I am back from a week in Maine where I rent a cabin six steps away from the ocean. This year I brought both a Blackberry and my laptop with wi-fi and still there was no phone or Internet service, so I was forced to relax.
I did go into town twice to access my email from the pubic library, where I had more than 500 messages (and only about a fifth were for penis enlargement and transfer of funds from Nigeria). Part of the reason for the deluge was that my colleague, Jenny Rappaport, was getting married on August 19th and I had insisted that she take the week of the wedding and the two weeks following (when she will be on her honeymoon) off. She told her clients to get in touch with me if there was a crisis (in publishing in August - spare me!) and you can't imagine how may imaginary crisis emails I received. One of her clients was concerned that Jenny had said she would give her feedback on her next book (four already sold) and since Jenny was taking these three weeks off, Jenny would not get back to the author in time for her self-imposed deadline of beginning work on the next novel by September 1st. Jenny had said she would get back to her by Labor Day. What did she think I was going to do? Tell Jenny to read the book on her honeymoon? Please!!!!
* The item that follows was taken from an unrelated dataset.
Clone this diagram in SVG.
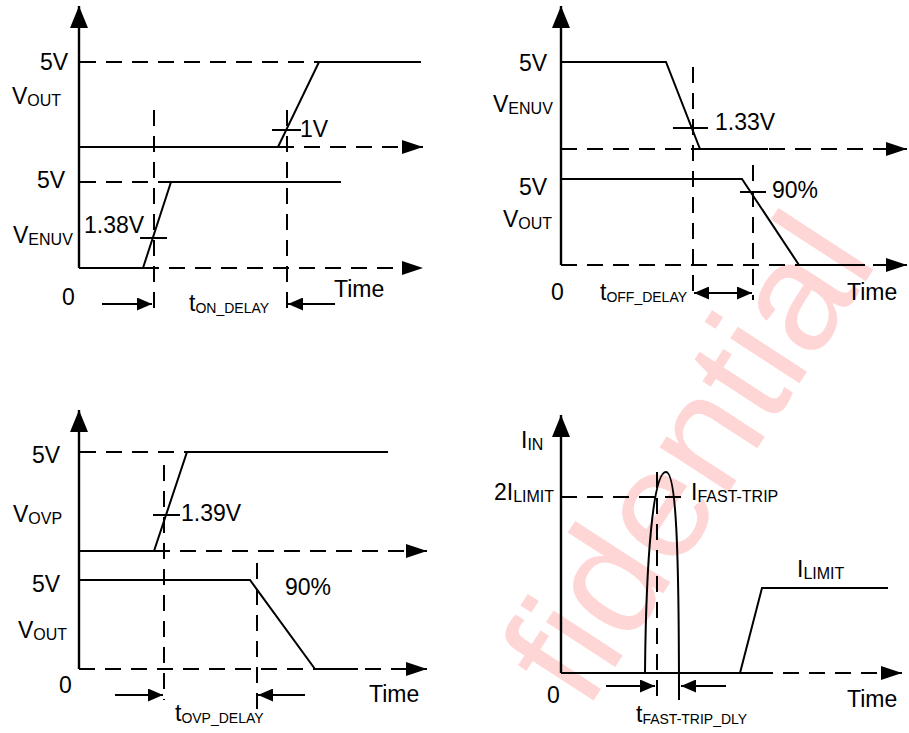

It made me remember that when I was in labor (I had decided to have natural childbirth, so I was in labor for 3 days) one of my then-clients had called to ask when I was going to send out his $50 royalty check and when I explained that I was in active labor, he said "so what." Needless to say that was the last time we spoke and he is no longer my client.
Another client complained about her ex-agent whose wife was diagnosed and with breast cancer and underwent a double mascectomy. He was suddenly unable to move her to the top of his list. She was miffed that he didn't take the time to call and explain why he couldn't do what she expected him to do. Wasn't it obvious that he was having a crisis?
Agents and authors should work with each other for long periods of time, as your agent is your writing career manager. You are a team and she is your partner. There are times in everyone's life - agents are people too - when you should be given permission to slow down. Birth, death, marriage, illness, divorce are just a few that come to mind. I can't tell you the number of times I have had to call editors on clients behalf and explain that a deadline would be missed due to these circumstances and I have always received the common courtesy of understanding and extension of the deadlines. It always amazes me that some writers don't automatically extend that same courtesy to their agents.